Locate each line below that includes "chart" and reproduce it.

┌──

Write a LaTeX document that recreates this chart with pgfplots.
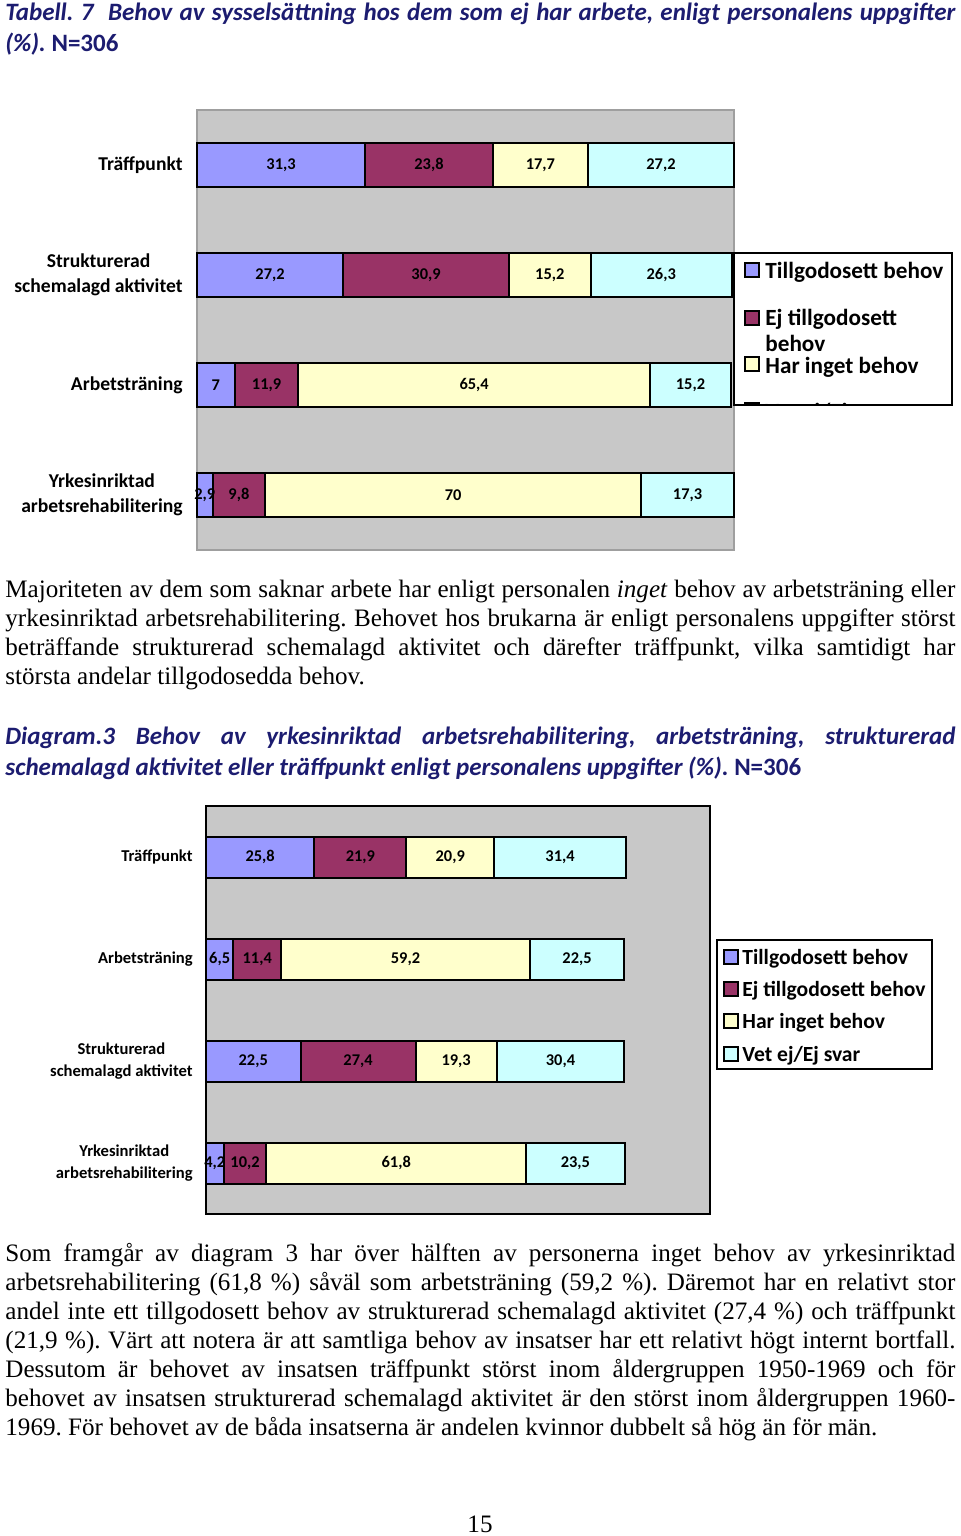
\documentclass[border=0pt]{standalone}
\usepackage{fontspec}
\setmainfont{Liberation Serif}
\newfontfamily\calibri{Carlito}
\usepackage{pgfplots}
\pgfplotsset{compat=1.18}
\usepackage{pgfplotstable}
\frenchspacing

\definecolor{cblue}{HTML}{9999FF}
\definecolor{cplum}{HTML}{993366}
\definecolor{cyell}{HTML}{FFFFCC}
\definecolor{ccyan}{HTML}{CCFFFF}
\definecolor{plotgray}{HTML}{C8C8C8}
\definecolor{headblue}{RGB}{28,28,112}

\newcommand{\headfont}{\fontsize{12.5}{15.5}\selectfont\calibri\bfseries\itshape}
\newcommand{\bodyfont}{\fontsize{12.55}{14.5}\selectfont}

% Tabell 7: categories top to bottom
\pgfplotstableread{
cat a b c d
1 31.3 23.8 17.7 27.2
2 27.2 30.9 15.2 26.3
3 7 11.9 65.4 15.2
4 2.9 9.8 70 17.3
}\tabA

% Diagram 3
\pgfplotstableread{
cat a b c d
1 25.8 21.9 20.9 31.4
2 6.5 11.4 59.2 22.5
3 22.5 27.4 19.3 30.4
4 4.2 10.2 61.8 23.5
}\tabB

\pgfplotsset{
  stackbar/.style={
    xbar stacked, scale only axis, enlargelimits=false, clip=false,
    xmin=0, y dir=reverse, ymin=0.5, ymax=4.5,
    xtick=\empty, ytick={1,2,3,4}, major tick length=0pt,
    axis background/.style={fill=plotgray},
    point meta=explicit,
    nodes near coords,
    nodes near coords align={center},
    every node near coord/.append style={anchor=center, text=black, inner sep=0pt,
      font=\fontsize{8.2}{9}\selectfont\calibri\bfseries},
    /pgf/number format/use comma,
    /pgf/number format/assume math mode=true,
    yticklabel style={align=center, inner sep=0pt, text=black},
  },
  seg/.style={draw=black, line width=1pt, fill=#1},
}

\begin{document}
\begin{tikzpicture}
\useasboundingbox (0,0) rectangle (480pt,-768pt);

% headings and text
\node[anchor=base west, inner sep=0pt, text width=475pt, align=justify, font=\headfont, text=headblue]
  at (2.5pt,-10.5pt) {Tabell. 7\ \ Behov av sysselsättning hos dem som ej har arbete, enligt personalens uppgifter\linebreak
  (\%). \textup{N=306}};

\node[anchor=base west, inner sep=0pt, text width=475pt, align=justify, font=\bodyfont]
  at (2.5pt,-298.5pt) {Majoriteten av dem som saknar arbete har enligt personalen \textit{inget} behov av arbetsträning eller\linebreak
  yrkesinriktad arbetsrehabilitering. Behovet hos brukarna är enligt personalens uppgifter störst\linebreak
  beträffande strukturerad schemalagd aktivitet och därefter träffpunkt, vilka samtidigt har\linebreak
  största andelar tillgodosedda behov.};

\node[anchor=base west, inner sep=0pt, text width=475pt, align=justify, font=\headfont, text=headblue]
  at (2.5pt,-372pt) {Diagram.3 Behov av yrkesinriktad arbetsrehabilitering, arbetsträning, strukturerad\linebreak
  schemalagd aktivitet eller träffpunkt enligt personalens uppgifter (\%). \textup{N=306}};

\node[anchor=base west, inner sep=0pt, text width=475pt, align=justify, font=\bodyfont]
  at (2.5pt,-630.5pt) {Som framgår av diagram 3 har över hälften av personerna inget behov av yrkesinriktad\linebreak
  arbetsrehabilitering (61,8 \%) såväl som arbetsträning (59,2 \%). Däremot har en relativt stor\linebreak
  andel inte ett tillgodosett behov av strukturerad schemalagd aktivitet (27,4 \%) och träffpunkt\linebreak
  (21,9 \%). Värt att notera är att samtliga behov av insatser har ett relativt högt internt bortfall.\linebreak
  Dessutom är behovet av insatsen träffpunkt störst inom åldergruppen 1950-1969 och för\linebreak
  behovet av insatsen strukturerad schemalagd aktivitet är den störst inom åldergruppen 1960-\linebreak
  1969. För behovet av de båda insatserna är andelen kvinnor dubbelt så hög än för män.};

\node[anchor=base, inner sep=0pt, font=\bodyfont] at (240pt,-766pt) {15};

% Tabell 7 chart
\begin{axis}[stackbar,
  at={(98.5pt,-55pt)}, anchor=north west,
  width=268.5pt, height=220pt,
  xmax=100, bar width=22pt,
  axis line style={draw=gray!75, line width=1pt},
  yticklabels={Träffpunkt,{Strukturerad\\schemalagd aktivitet},Arbetsträning,{Yrkesinriktad\\arbetsrehabilitering}},
  yticklabel style={xshift=-7pt, font=\fontsize{9.8}{12.5}\selectfont\calibri\bfseries},
]
\addplot[seg=cblue] table[x=a, y=cat, meta=a] {\tabA};
\addplot[seg=cplum] table[x=b, y=cat, meta=b] {\tabA};
\addplot[seg=cyell] table[x=c, y=cat, meta=c] {\tabA};
\addplot[seg=ccyan] table[x=d, y=cat, meta=d] {\tabA};
\end{axis}

% Tabell 7 legend (cut off at the bottom, as in the original)
\begin{scope}
\clip (367pt,-126.5pt) rectangle (476pt,-202.5pt);
\fill[white] (367pt,-126.5pt) rectangle (476pt,-202.5pt);
\begin{scope}[every node/.style={anchor=base west, inner sep=0pt, font=\fontsize{11.6}{13}\selectfont\calibri\bfseries}]
\draw[fill=cblue, line width=0.6pt] (372.5pt,-131.5pt) rectangle +(7pt,-7pt);
\draw[fill=cplum, line width=0.6pt] (372.5pt,-155.5pt) rectangle +(7pt,-7pt);
\draw[fill=cyell, line width=0.6pt] (372.5pt,-178.5pt) rectangle +(7pt,-7pt);
\draw[fill=ccyan, line width=0.6pt] (372.5pt,-201.5pt) rectangle +(7pt,-7pt);
\node at (382.5pt,-139pt) {Tillgodosett behov};
\node at (382.5pt,-162.5pt) {Ej tillgodosett};
\node at (382.5pt,-175.5pt) {behov};
\node at (382.5pt,-186.5pt) {Har inget behov};
\node at (382.5pt,-209.5pt) {Vet ej/Ej svar};
\end{scope}
\end{scope}
\draw[line width=1pt] (367pt,-126.5pt) rectangle (476pt,-202.5pt);

% Diagram 3 chart
\begin{axis}[stackbar,
  at={(103pt,-403pt)}, anchor=north west,
  width=252pt, height=204pt,
  xmax=120, bar width=20.5pt,
  axis line style={draw=black, line width=1pt},
  yticklabels={Träffpunkt,Arbetsträning,{Strukturerad\\schemalagd aktivitet},{Yrkesinriktad\\arbetsrehabilitering}},
  yticklabel style={xshift=-6.5pt, font=\fontsize{8.3}{11}\selectfont\calibri\bfseries},
]
\addplot[seg=cblue] table[x=a, y=cat, meta=a] {\tabB};
\addplot[seg=cplum] table[x=b, y=cat, meta=b] {\tabB};
\addplot[seg=cyell] table[x=c, y=cat, meta=c] {\tabB};
\addplot[seg=ccyan] table[x=d, y=cat, meta=d] {\tabB};
\end{axis}

% Diagram 3 legend
\draw[fill=white, line width=1pt] (358.5pt,-470pt) rectangle (466pt,-534.5pt);
\begin{scope}[every node/.style={anchor=base west, inner sep=0pt, font=\fontsize{10.8}{12}\selectfont\calibri\bfseries}]
\draw[fill=cblue, line width=0.6pt] (362pt,-475pt) rectangle +(7pt,-7pt);
\draw[fill=cplum, line width=0.6pt] (362pt,-491pt) rectangle +(7pt,-7pt);
\draw[fill=cyell, line width=0.6pt] (362pt,-507pt) rectangle +(7pt,-7pt);
\draw[fill=ccyan, line width=0.6pt] (362pt,-523.5pt) rectangle +(7pt,-7pt);
\node at (371pt,-482pt) {Tillgodosett behov};
\node at (371pt,-498pt) {Ej tillgodosett behov};
\node at (371pt,-514pt) {Har inget behov};
\node at (371pt,-530.5pt) {Vet ej/Ej svar};
\end{scope}
\end{tikzpicture}
\end{document}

└──

■ **TASK OUTPUT**:
Write a LaTeX document that recreates this chart with pgfplots.
% Tabell 7 chart
% Diagram 3 chart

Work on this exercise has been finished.